Cookie-Cutter Supernovas Might Come in Different Flavors
Introduction
Of all the mysteries in astrophysics, supernova explosions may seem to be the best-understood, at least to a lay person. A star runs out of fuel and goes boom.
But most of what we know is based on guesswork. My recent article on supernovas, “Lucky Break Leads to Controversial Supernova Discovery,” focused on the puzzles surrounding just one class of these objects — so-called “Type II core-collapse” supernovas. But another common kind of supernova has recently been subject to scrutiny, and uncertainties over this type of supernova could affect our understanding of larger cosmic questions.
Until a few years ago, astronomers believed that all Type Ia supernovas are like fireworks built on the same assembly line, each one bursting with an identical brightness. Because of this, Type Ia supernovas were used as “standard candles” — calibrated beacons that astronomers could use to deduce cosmic distances. Cosmologists used these supernovas to show that the universe is filled with mysterious stuff called dark energy — a discovery that garnered the 2011 Nobel Prize in physics.
More recently, however, scientists have realized that the standard-candle model is flawed. Researchers have known since the 1990s that not all Type Ia supernovas reach the same brightness. Brighter ones appear to dim a little more slowly than fainter ones, so astrophysicists have been able to correct for the difference. But now researchers believe there is a strong relationship between the “metallicity” of a supernova (how many elements it contains that are heavier than helium) and its brightness. And metallicity is not easy to measure.

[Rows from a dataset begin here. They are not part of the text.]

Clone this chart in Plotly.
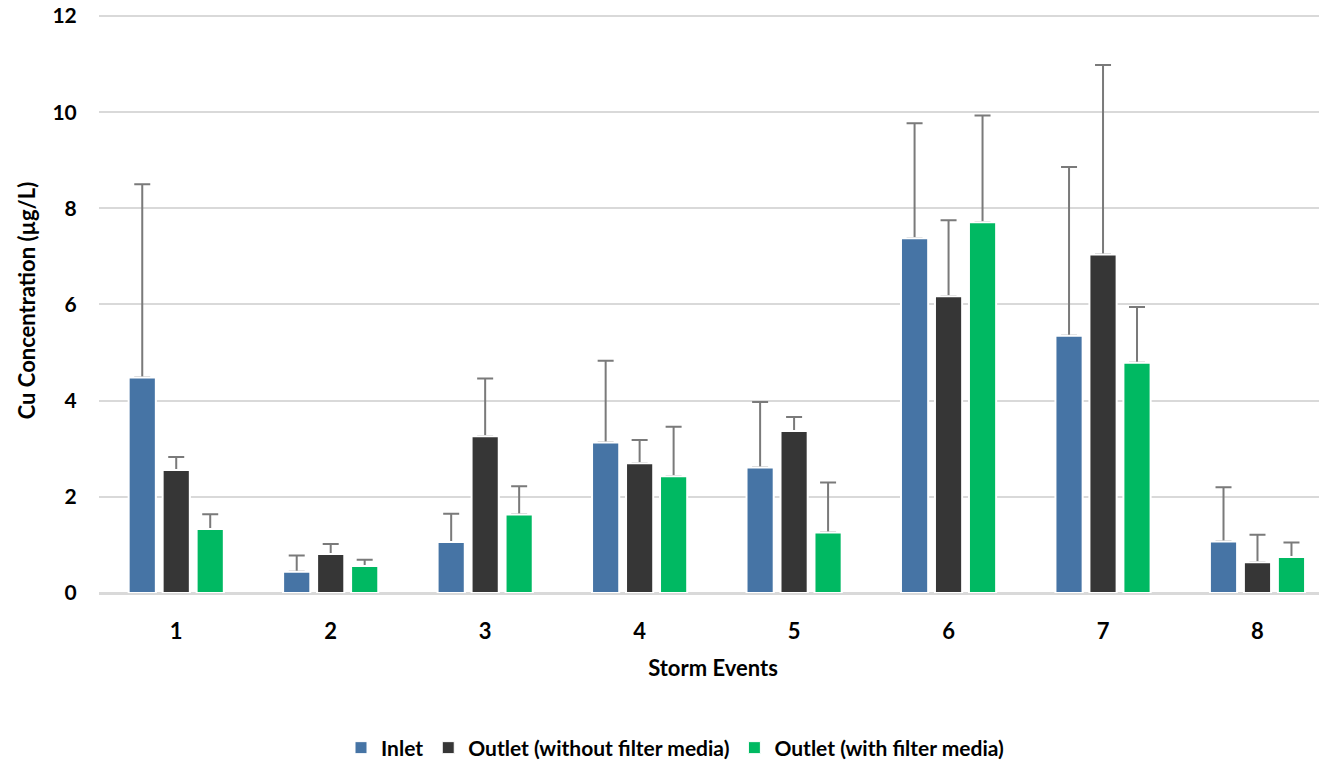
import plotly.graph_objects as go

events = ["1", "2", "3", "4", "5", "6", "7", "8"]
inlet = [4.48, 0.44, 1.06, 3.13, 2.61, 7.38, 5.35, 1.07]
inlet_err = [4.02, 0.34, 0.59, 1.70, 1.36, 2.39, 3.51, 1.13]
out_nofilter = [2.56, 0.81, 3.26, 2.70, 3.37, 6.17, 7.04, 0.64]
out_nofilter_err = [0.27, 0.21, 1.20, 0.48, 0.29, 1.58, 3.94, 0.57]
out_filter = [1.33, 0.56, 1.63, 2.43, 1.26, 7.71, 4.79, 0.75]
out_filter_err = [0.31, 0.13, 0.59, 1.03, 1.04, 2.22, 1.16, 0.30]

series = [
    ("Inlet", inlet, inlet_err, "#4674A5", "g1"),
    ("Outlet (without filter media)", out_nofilter, out_nofilter_err, "#363636", "g2"),
    ("Outlet (with filter media)", out_filter, out_filter_err, "#00B962", "g3"),
]

FONT = "Lato"
fig = go.Figure()
# bars with upward error bars
for name, vals, err, col, grp in series:
    fig.add_trace(go.Bar(
        x=events, y=vals, name=name, offsetgroup=grp,
        marker=dict(color=col, line=dict(color="white", width=1)),
        error_y=dict(type="data", array=err, arrayminus=[0] * len(err), symmetric=False,
                     color="#7A7A7A", thickness=2, width=8),
    ))
# same bars redrawn on top (no error bars) so only the upper whisker shows
for name, vals, err, col, grp in series:
    fig.add_trace(go.Bar(
        x=events, y=vals, name=name, offsetgroup=grp, showlegend=False,
        marker=dict(color=col, line=dict(color="white", width=2)),
        hoverinfo="skip",
    ))

# the page body has an 8px margin, so the figure is sized/offset to compensate
W, H = 1319, 755
fig.update_layout(
    width=W, height=H,
    paper_bgcolor="white", plot_bgcolor="white",
    margin=dict(l=91, r=0, t=0, b=170),
    barmode="group", bargap=0.34, bargroupgap=0.2,
    font=dict(family=FONT, color="black", size=22),
    showlegend=True,
    legend=dict(orientation="h", x=(667 - 91) / 1228, xanchor="center",
                yref="container", y=(H - 740) / H, yanchor="middle",
                font=dict(family=FONT, size=21, color="black", weight="bold"),
                traceorder="normal"),
    xaxis=dict(
        type="category", range=[-0.5, 7.45], automargin=False,
        title=dict(text="<b>Storm Events</b>", font=dict(family=FONT, size=22), standoff=17),
        tickfont=dict(family=FONT, size=22, weight="bold"),
        ticks="outside", ticklen=19, tickcolor="rgba(0,0,0,0)",
        showline=False, showgrid=False, zeroline=False,
    ),
    yaxis=dict(
        range=[0, 12.166], tickvals=[0, 2, 4, 6, 8, 10, 12], automargin=False,
        ticklabeloverflow="allow",
        title=dict(text="<b>Cu Concentration (µg/L)</b>", font=dict(family=FONT, size=22), standoff=10),
        tickfont=dict(family=FONT, size=21, weight="bold"),
        ticks="outside", ticklen=17, tickcolor="rgba(0,0,0,0)",
        showgrid=True, gridcolor="#D9D9D9", gridwidth=1.5,
        zeroline=True, zerolinecolor="#D9D9D9", zerolinewidth=2.5,
        showline=False,
    ),
)

fig.write_html("out.html")
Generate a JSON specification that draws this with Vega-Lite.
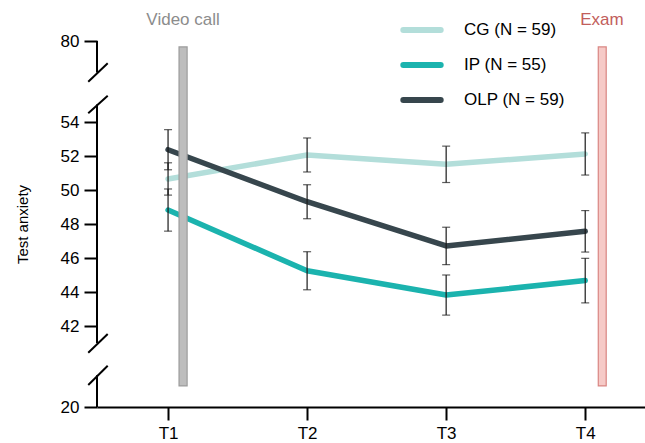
{
  "$schema": "https://vega.github.io/schema/vega-lite/v6.json",
  "autosize": {"type": "none"},
  "padding": {"left": 97, "top": 41, "right": 0, "bottom": 36},
  "width": 548,
  "height": 366,
  "config": {
    "font": "Liberation Sans",
    "view": {"stroke": null},
    "axis": {
      "grid": false, "tickColor": "#000", "tickWidth": 2, "tickSize": 13,
      "labelFontSize": 17, "labelColor": "#000", "labelPadding": 5,
      "titleFontSize": 15, "titleFontWeight": "normal", "titleColor": "#000"
    },
    "axisY": {"titlePadding": 30}
  },
  "datasets": {
    "scores": [
      {"group": "CG (N = 59)", "t": 1, "mean": 50.65, "lo": 49.70, "hi": 51.60},
      {"group": "CG (N = 59)", "t": 2, "mean": 52.06, "lo": 51.06, "hi": 53.06},
      {"group": "CG (N = 59)", "t": 3, "mean": 51.51, "lo": 50.44, "hi": 52.58},
      {"group": "CG (N = 59)", "t": 4, "mean": 52.12, "lo": 50.88, "hi": 53.36},
      {"group": "IP (N = 55)", "t": 1, "mean": 48.82, "lo": 47.58, "hi": 50.06},
      {"group": "IP (N = 55)", "t": 2, "mean": 45.25, "lo": 44.13, "hi": 46.37},
      {"group": "IP (N = 55)", "t": 3, "mean": 43.82, "lo": 42.64, "hi": 45.00},
      {"group": "IP (N = 55)", "t": 4, "mean": 44.67, "lo": 43.36, "hi": 45.98},
      {"group": "OLP (N = 59)", "t": 1, "mean": 52.37, "lo": 51.19, "hi": 53.55},
      {"group": "OLP (N = 59)", "t": 2, "mean": 49.31, "lo": 48.31, "hi": 50.31},
      {"group": "OLP (N = 59)", "t": 3, "mean": 46.71, "lo": 45.61, "hi": 47.81},
      {"group": "OLP (N = 59)", "t": 4, "mean": 47.57, "lo": 46.35, "hi": 48.79}
    ],
    "events": [
      {"event": "Video call", "x0": 1.079, "x1": 1.137, "y0": 26.9, "y1": 77.7, "lx": 1.108, "ly": 88.2},
      {"event": "Exam", "x0": 4.094, "x1": 4.151, "y0": 26.9, "y1": 77.7, "lx": 4.12, "ly": 88.2}
    ],
    "axisSegments": [
      {"x": 0.489, "y0": 20, "y1": 30.4},
      {"x": 0.489, "y0": 41, "y1": 55.2},
      {"x": 0.489, "y0": 67.7, "y1": 80}
    ],
    "breakMarks": [
      {"xa": 0.426, "ya": 27.22, "xb": 0.566, "yb": 33.55},
      {"xa": 0.426, "ya": 37.82, "xb": 0.566, "yb": 41.53},
      {"xa": 0.426, "ya": 54.51, "xb": 0.566, "yb": 58.63},
      {"xa": 0.426, "ya": 64.1, "xb": 0.566, "yb": 71.29}
    ]
  },
  "layer": [
    {
      "data": {"name": "scores"},
      "mark": {"type": "line", "strokeWidth": 5.5, "strokeCap": "round", "strokeJoin": "round"},
      "encoding": {
        "x": {
          "field": "t", "type": "quantitative",
          "scale": {"domain": [0.489, 4.43], "nice": false, "zero": false},
          "axis": {
            "values": [1, 2, 3, 4], "labelExpr": "'T' + datum.value", "title": null,
            "domainColor": "#000", "domainWidth": 2
          }
        },
        "y": {
          "field": "mean", "type": "quantitative",
          "scale": {"domain": [20, 41, 55, 80], "range": [366, 302, 64, 0], "nice": false, "zero": false},
          "axis": {
            "values": [20, 42, 44, 46, 48, 50, 52, 54, 80], "domain": false,
            "title": "Test anxiety"
          }
        },
        "color": {
          "field": "group", "type": "nominal",
          "scale": {"domain": ["CG (N = 59)", "IP (N = 55)", "OLP (N = 59)"], "range": ["#b3deda", "#1bb3ae", "#37464d"]},
          "legend": {
            "title": null, "orient": "none", "legendX": 303, "legendY": -33,
            "symbolType": "stroke", "symbolSize": 1400, "symbolStrokeWidth": 6,
            "labelFontSize": 17, "labelColor": "#000", "labelOffset": 20, "rowPadding": 1, "padding": 0,
            "encode": {"symbols": {"update": {"strokeCap": {"value": "round"}}}}
          }
        }
      }
    },
    {
      "data": {"name": "scores"},
      "mark": {"type": "rule", "color": "#1a1a1a", "strokeWidth": 1.2},
      "encoding": {
        "x": {"field": "t", "type": "quantitative"},
        "y": {"field": "lo", "type": "quantitative"},
        "y2": {"field": "hi"}
      }
    },
    {
      "data": {"name": "scores"},
      "mark": {"type": "tick", "orient": "horizontal", "color": "#1a1a1a", "thickness": 1.2, "size": 8},
      "encoding": {
        "x": {"field": "t", "type": "quantitative"},
        "y": {"field": "lo", "type": "quantitative"}
      }
    },
    {
      "data": {"name": "scores"},
      "mark": {"type": "tick", "orient": "horizontal", "color": "#1a1a1a", "thickness": 1.2, "size": 8},
      "encoding": {
        "x": {"field": "t", "type": "quantitative"},
        "y": {"field": "hi", "type": "quantitative"}
      }
    },
    {
      "data": {"name": "events"},
      "mark": {"type": "rect", "strokeWidth": 1.2},
      "encoding": {
        "x": {"field": "x0", "type": "quantitative"},
        "x2": {"field": "x1"},
        "y": {"field": "y0", "type": "quantitative"},
        "y2": {"field": "y1"},
        "fill": {
          "field": "event", "type": "nominal", "legend": null,
          "scale": {"domain": ["Video call", "Exam"], "range": ["#bdbdbd", "#f6cac7"]}
        },
        "stroke": {
          "field": "event", "type": "nominal", "legend": null,
          "scale": {"domain": ["Video call", "Exam"], "range": ["#9c9c9c", "#d98683"]}
        }
      }
    },
    {
      "data": {"name": "events"},
      "mark": {"type": "text", "fontSize": 17, "baseline": "middle", "align": "center"},
      "encoding": {
        "x": {"field": "lx", "type": "quantitative"},
        "y": {"field": "ly", "type": "quantitative"},
        "text": {"field": "event"},
        "color": {
          "field": "event", "type": "nominal", "legend": null,
          "scale": {"domain": ["Video call", "Exam"], "range": ["#8c8c8c", "#c25e5c"]}
        }
      }
    },
    {
      "data": {"name": "axisSegments"},
      "mark": {"type": "rule", "color": "#000", "strokeWidth": 2},
      "encoding": {
        "x": {"field": "x", "type": "quantitative"},
        "y": {"field": "y0", "type": "quantitative"},
        "y2": {"field": "y1"}
      }
    },
    {
      "data": {"name": "breakMarks"},
      "mark": {"type": "rule", "color": "#000", "strokeWidth": 2},
      "encoding": {
        "x": {"field": "xa", "type": "quantitative"},
        "y": {"field": "ya", "type": "quantitative"},
        "x2": {"field": "xb"},
        "y2": {"field": "yb"}
      }
    }
  ],
  "resolve": {"scale": {"color": "independent"}}
}
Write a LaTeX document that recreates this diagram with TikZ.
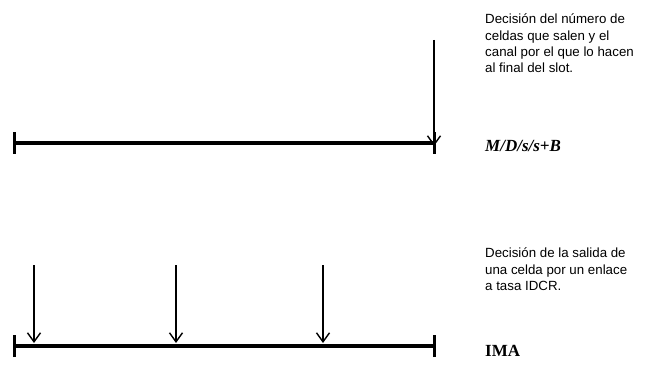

And while we know that a Type Ia supernova is a thermonuclear explosion that generates huge amounts of heavy elements such as iron, we still don’t understand exactly what triggers it, although so-called white dwarf stars play a starring role. These objects are the cold, inert remnants of mid-mass stars such as our sun. A white dwarf star is exceptionally stable and would never explode on its own. But according to the textbook view of supernovas, sometimes a white dwarf will pull matter away from a nearby object, accreting mass until it hits a very precise milestone called the Chandrasekhar limit. At that point, energy from nuclear reactions in the white dwarf’s core can’t get out fast enough, and an explosion ensues. White dwarfs at the Chandrasekhar limit are thought to be more or less identical, which is why Type Ia supernovas were considered to be such great standard candles.
But what, astronomers wonder, is the nearby object that white dwarfs are pulling matter from? “There is no consensus among astronomers what the progenitor system is for Type Ia supernovas,” said Subo Dong, an astronomer at the Kavli Institute for Astronomy and Astrophysics at Peking University. According to Mark Sullivan, an astrophysicist at the University of Southampton, “the companion star could be another white dwarf, or it could be something else, perhaps a main-sequence star a few times more massive than our sun.” If it’s another white dwarf, the two might spiral inward and merge, which could significantly affect what happens. “Studying the explosion mechanism and progenitor systems of Type Ia supernovas is a very active area of research nowadays,” Dong said. “I think we are at an exciting time of a paradigm shift in understanding the supernova explosion.”
“Supernovas can explode in many varied and diverse ways that we are only just beginning to understand,” Sullivan said. “Even events that we thought we understood very well — such as Type Ia supernovas — turn out to have a surprising amount of variation.”
Correction August 1, 2017: An earlier version of this article stated that a white dwarf will explode in a type Ia supernova when it collapses under its own weight. In fact, according to the traditional view, white dwarfs explode when energy in the core can’t get out fast enough.